First Lady Michelle Obama and her two daughters, Malia and Sasha, stepped out of the Executive Mansion on Thursday for a hearty lunch of burgers, fries, onion rings and milkshakes at Good Stuff Eatery, a restaurant near Capitol Hill. It was Mrs. Obama’s second trip to the restaurant – she dined there in May — and a first for her girls.
The restaurant, which specializes in burgers, served the first family cheeseburgers and its President Obama burger, which comes with horseradish mayo, red onion marmalade, crumbled blue cheese and bacon. (Several members of Mrs. Obama’s staff also joined the Obamas for lunch.)
They also sipped milkshakes – including vanilla, chocolate, toasted marshmallow and the decadent Milky Way malt (with butterscotch, hot fudge, malt balls, custard and whipped cream.)
Here’s a photo of the serving. (Note the greasy fries and napkin.)
Apparently, Michelle didn’t get the message from hubby that reducing the widespread (pun intended) obesity problem among children is a key goal of the president’s program for America. As the Health and Human Service Secretary Kathleen Sebelius told the Centers for Disease Control and Prevention in late July:
“President Obama and I are committed to delivering a health care system that provides all Americans with better quality and lower costs. And fighting obesity is at the heart of both of these goals,” Health and Human Service Secretary Kathleen Sebelius told a conference at the Centers for Disease Control and Prevention on Tuesday.
With obesity reduction as the main goal, Sebelius said the Obama administration will “require” health insurance plans to cover some weight loss programs.
Congress appropriated $1 billion for prevention and wellness as part of the American Recovery and Reinvestment Act (stimulus law). On Tuesday, Sebelius announced that most of the money will be spent on a prevention initiative developed by the CDC and the Office of Public Health and Science.
“We aren’t ready to officially announce this initiative, but we expect that a significant amount of the money will go to help states and communities attack obesity and other public health challenges,” Sebelius said in remarks prepared for a CDC-sponsored “Weight of the Nation” conference.
“Reducing obesity -- especially for children -- would be one of the biggest steps we could take towards this better health future.”
In one of President Obama’s first acts in office he signed the expanded SCHIP legislation, saying, "We’ll have made the single largest investment in prevention and wellness in history – tackling problems like smoking and obesity, and helping people live longer, healthier lives…. Let’s show people all over our country who are looking for leadership in this difficult time that we are equal to the task."
It seems that reviews of the restaurant available on the first page of a web search by its name reveals how unhealthy the menu, if the NYTs cared to look. A typical comment: “I felt like a huge greaseball after eating my dinner. Like oil ooozed out of my skinpores.”
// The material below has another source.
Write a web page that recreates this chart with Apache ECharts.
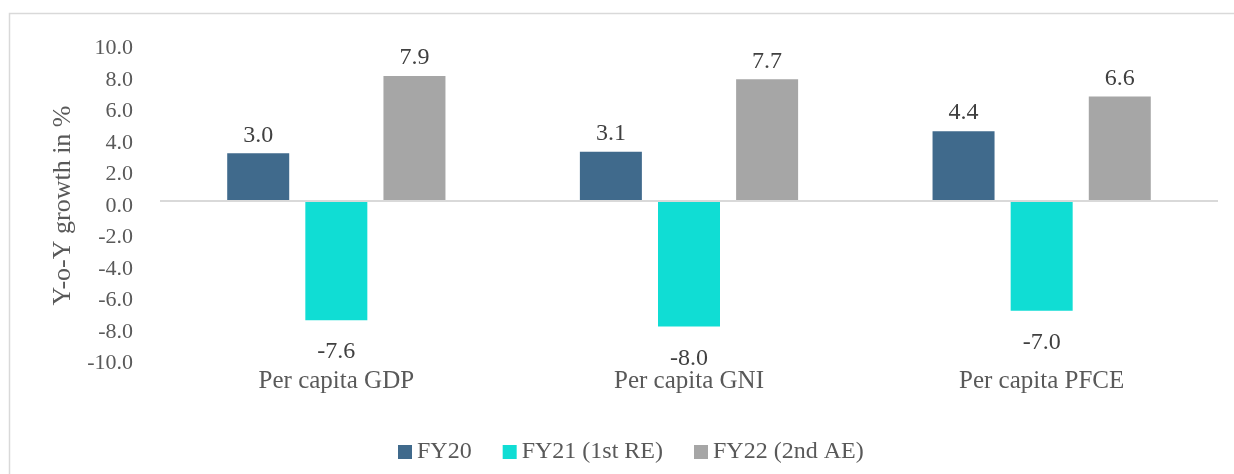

President Obama should speak with his wife before siccing his paid labor goons (an example here from Michelle Malkin, and more at Gateway Pundit) on everyday Americans rebelling against his false pieties.
UPDATE: Michelle Malkin steers us to this: “Fellow patrons [at the restaurant] had their cellphones temporarily confiscated to prevent pictures from being taken” of the Obamas’ healthy meal of hamburger hypocrisy, nor any aeoli sauce dripping on Michelle’s $540 Lanvin designer sneakers, if worn to other places than food banks for the poor (just to motivate them to work harder, of course).